In other developments, Japan and South Korea reported their first highly mutated BA.2.86 sequences, as other countries uploaded more sequences to databases.

Mutations make COVID circulation unpredictable

Data from 24 countries show a rise in the 14-day case rate, with growth very limited and at a far lower magnitude than other epidemic peaks, the ECDC said. Countries reporting age-specific data show increased case rates in people ages 65 and older, a group known to be at higher risk for severe disease. Meanwhile, test positivity was up in 12 of 19 reporting countries.

Hospitalization and intensive care unit admission levels were stable, but a few countries reported a rise in death rates from COVID, especially among older people.

Large gatherings and increased travel during summer holidays might increase COVID transmission, and after several months of low transmission, protection against infection—but not severe disease—is probably waning, the ECDC said.

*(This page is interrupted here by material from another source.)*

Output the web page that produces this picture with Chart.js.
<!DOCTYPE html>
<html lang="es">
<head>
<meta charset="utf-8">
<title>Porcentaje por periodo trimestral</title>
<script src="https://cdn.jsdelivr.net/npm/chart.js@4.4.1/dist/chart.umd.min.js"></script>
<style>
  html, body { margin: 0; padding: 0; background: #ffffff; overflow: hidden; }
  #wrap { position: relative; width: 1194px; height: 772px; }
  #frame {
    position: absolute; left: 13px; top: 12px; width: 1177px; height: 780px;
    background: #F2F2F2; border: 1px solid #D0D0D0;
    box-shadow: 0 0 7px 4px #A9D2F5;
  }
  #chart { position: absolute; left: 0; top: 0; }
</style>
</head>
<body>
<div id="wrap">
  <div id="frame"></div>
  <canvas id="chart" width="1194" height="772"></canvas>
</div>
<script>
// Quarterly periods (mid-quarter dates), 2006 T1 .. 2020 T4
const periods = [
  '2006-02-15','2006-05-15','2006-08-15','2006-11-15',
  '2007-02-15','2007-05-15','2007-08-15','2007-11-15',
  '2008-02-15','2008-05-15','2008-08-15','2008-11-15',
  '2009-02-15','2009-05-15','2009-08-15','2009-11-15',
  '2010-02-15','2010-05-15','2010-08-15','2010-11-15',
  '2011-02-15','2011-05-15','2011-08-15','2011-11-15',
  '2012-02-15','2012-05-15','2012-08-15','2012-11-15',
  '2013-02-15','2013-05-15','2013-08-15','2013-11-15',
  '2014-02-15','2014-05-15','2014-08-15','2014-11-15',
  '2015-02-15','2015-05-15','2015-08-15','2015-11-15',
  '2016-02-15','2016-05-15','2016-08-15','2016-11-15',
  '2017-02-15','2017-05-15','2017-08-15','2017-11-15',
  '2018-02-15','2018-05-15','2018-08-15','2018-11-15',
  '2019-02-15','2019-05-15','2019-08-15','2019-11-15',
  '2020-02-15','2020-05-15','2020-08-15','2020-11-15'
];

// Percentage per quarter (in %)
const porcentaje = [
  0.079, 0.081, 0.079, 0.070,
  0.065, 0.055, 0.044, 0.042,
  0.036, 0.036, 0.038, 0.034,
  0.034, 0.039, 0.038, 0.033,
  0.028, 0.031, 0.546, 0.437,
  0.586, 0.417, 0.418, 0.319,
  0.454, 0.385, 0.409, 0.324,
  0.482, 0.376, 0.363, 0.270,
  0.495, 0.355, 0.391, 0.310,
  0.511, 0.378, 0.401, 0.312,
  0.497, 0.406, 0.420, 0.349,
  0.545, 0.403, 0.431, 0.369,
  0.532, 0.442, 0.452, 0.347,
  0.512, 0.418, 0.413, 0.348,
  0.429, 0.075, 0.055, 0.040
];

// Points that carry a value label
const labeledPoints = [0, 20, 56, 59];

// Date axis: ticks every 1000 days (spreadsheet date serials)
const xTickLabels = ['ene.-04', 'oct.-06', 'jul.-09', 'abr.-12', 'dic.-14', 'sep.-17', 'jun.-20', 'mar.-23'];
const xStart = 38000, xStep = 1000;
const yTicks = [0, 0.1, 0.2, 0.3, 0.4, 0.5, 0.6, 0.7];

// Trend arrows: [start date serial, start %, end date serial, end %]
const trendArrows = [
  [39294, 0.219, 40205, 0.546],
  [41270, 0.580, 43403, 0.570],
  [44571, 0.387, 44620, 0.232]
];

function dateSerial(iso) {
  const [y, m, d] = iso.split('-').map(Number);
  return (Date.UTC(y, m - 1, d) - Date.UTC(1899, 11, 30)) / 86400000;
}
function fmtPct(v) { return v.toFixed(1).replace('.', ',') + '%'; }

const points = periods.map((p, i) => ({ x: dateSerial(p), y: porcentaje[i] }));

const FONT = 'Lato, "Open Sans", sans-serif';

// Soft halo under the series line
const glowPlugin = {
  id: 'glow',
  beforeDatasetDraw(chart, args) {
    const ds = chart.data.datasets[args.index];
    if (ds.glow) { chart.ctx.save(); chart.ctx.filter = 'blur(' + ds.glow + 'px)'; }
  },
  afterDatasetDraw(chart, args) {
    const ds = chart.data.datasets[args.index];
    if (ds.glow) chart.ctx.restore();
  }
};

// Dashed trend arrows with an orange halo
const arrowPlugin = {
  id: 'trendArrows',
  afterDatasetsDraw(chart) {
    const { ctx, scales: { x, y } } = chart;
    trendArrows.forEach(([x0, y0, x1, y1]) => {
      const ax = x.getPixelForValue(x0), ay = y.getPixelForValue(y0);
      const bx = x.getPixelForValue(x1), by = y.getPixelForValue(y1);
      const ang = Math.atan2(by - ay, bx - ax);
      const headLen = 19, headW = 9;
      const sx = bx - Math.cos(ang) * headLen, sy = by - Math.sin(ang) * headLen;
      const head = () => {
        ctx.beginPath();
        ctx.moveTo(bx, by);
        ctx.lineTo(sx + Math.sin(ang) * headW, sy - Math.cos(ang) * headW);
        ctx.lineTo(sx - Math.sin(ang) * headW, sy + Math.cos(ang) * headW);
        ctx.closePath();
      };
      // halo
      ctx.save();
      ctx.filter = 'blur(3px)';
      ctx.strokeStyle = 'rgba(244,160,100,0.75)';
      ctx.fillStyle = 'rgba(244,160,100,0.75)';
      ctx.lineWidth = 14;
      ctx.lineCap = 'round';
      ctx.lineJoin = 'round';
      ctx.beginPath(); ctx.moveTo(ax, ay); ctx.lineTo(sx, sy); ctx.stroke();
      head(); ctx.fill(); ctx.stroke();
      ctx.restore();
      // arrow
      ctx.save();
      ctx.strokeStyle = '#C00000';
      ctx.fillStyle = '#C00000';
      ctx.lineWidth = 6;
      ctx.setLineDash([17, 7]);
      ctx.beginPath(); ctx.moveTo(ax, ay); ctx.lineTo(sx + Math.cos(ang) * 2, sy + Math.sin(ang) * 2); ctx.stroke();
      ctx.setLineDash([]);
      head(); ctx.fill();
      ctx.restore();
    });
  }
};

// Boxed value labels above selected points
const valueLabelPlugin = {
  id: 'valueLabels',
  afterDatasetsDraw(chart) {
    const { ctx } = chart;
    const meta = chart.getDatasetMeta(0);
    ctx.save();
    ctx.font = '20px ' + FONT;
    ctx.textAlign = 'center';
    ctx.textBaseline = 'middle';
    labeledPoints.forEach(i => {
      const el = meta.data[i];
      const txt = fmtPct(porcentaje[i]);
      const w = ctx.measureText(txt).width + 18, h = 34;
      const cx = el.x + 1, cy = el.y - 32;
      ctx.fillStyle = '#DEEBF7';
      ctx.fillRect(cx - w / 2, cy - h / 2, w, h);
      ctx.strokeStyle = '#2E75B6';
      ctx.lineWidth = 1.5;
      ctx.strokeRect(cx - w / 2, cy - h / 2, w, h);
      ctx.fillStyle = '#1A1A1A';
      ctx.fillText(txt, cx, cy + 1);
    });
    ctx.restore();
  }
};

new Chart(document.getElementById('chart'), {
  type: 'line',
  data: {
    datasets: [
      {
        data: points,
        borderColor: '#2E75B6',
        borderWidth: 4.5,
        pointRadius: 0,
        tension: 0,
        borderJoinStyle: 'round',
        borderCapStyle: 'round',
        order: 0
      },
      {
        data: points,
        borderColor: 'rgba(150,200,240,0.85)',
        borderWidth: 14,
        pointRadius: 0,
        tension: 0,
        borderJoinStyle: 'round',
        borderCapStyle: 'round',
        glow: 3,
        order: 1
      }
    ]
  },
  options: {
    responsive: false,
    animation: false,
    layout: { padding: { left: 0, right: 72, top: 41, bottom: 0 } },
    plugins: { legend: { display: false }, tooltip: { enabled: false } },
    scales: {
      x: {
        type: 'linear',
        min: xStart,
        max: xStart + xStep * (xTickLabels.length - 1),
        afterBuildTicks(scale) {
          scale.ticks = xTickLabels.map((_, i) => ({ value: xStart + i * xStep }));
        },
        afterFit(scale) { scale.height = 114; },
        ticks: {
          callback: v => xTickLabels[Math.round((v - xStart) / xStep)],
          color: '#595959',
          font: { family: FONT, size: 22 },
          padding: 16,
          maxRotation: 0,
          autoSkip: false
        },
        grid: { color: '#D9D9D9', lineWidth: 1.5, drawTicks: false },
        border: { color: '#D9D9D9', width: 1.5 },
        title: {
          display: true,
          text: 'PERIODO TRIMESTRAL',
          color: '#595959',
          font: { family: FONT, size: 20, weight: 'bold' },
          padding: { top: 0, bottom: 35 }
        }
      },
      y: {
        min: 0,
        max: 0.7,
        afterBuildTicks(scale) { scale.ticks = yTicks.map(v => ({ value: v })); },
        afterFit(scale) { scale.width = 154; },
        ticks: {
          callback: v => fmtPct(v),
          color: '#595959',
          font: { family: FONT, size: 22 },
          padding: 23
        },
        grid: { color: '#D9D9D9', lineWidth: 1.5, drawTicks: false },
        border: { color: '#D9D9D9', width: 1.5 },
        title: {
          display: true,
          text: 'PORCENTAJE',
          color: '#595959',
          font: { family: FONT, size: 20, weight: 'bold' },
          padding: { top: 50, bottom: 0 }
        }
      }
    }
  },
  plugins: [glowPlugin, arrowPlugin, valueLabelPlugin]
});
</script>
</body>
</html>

It added that so far, virus activity hasn't settled into a seasonal pattern, given that SARS-CoV-2 can acquire mutations that keep it circulating at unpredictable times of the year.

The increase in activity comes amid rising global proportion of XBB variants carrying the F456L mutation, which gives variants such as EG.5.1 a selective advantage. The ECDC added, however, that there is no evidence that XBB viruses with the F456L mutation have characteristics that would elevate it from a variant under monitoring to a variant of concern.

Regarding BA.2.86, the ECDC said unpublished phylodynamic analysis suggests it emerged recently, between May and July, and may be linked to a higher growth rate, given its detection in several countries in people with no known epidemiologic links. The ECDC said it's too early to tell how well the heavily mutated virus will compete against more recent XBB variants. It added that recent pseudovirus neutralization lab studies suggest that hybrid immunity, especially in people who had a booster dose and were sick with an XBB variant, offers some protection against BA.2.86.

So far, it's unlikely that BA.2.86 will lead to more severe disease or reduce vaccine effectiveness against severe disease, the ECDC said.

"However, older individuals and those with underlying health conditions remain at an increased risk of severe disease if infected," said ECDC Director Andrea Ammon, MD, MPH in a press release, "so autumn vaccination programmes should prioritise protecting individuals at risk of severe disease, such as those aged over 60 years and other vulnerable groups."

More countries report BA.2.86 sequences

In other BA.2.86 developments, Japan and South Korea are among the countries to upload their first sequences to databases, according to scientists tracking the variants. Elsewhere in Asia, Hong Kong's Centre for Health Protection today said wastewater surveillance turned up BA.2.86 in 1 of 24 samples.

In Japan, the Sato lab based at the University of Tokyo today became the fourth to assess BA.2.86 neutralization, which hints that BA.2.86 is more transmissible than XBB.1.5 and is comparable to or greater than EG.5.1. The pseudovirus experiments suggested that BA.2.86 is less infectious than EG.5.1. Unlike with the other three studies, different types of vaccine sera tested, including the bivalent version that included BA.5, found no neutralization activity against BA.2.86, nor against EG.5.1.

In the United States, a sample was uploaded from Washington, raising the number of states reporting samples to six.

And finally, researchers from Denmark today reported on the country's first 10 cases involving BA.2.86, which were reported from July 26 to August 21. Writing in Eurosurveillance, they said 9 of the patients were tested based on clinical indications, and 1 was tested as part of a workplace surveillance project.

Some of the patients belonged to the same household, but most had no epidemiologic or geographic links. Most had no relevant travel history. Symptoms were similar to other variants, mainly cough, shortness of breath, and fever. Some had underlying conditions or were on immune-modulating treatment. None of the patients experienced severe illness.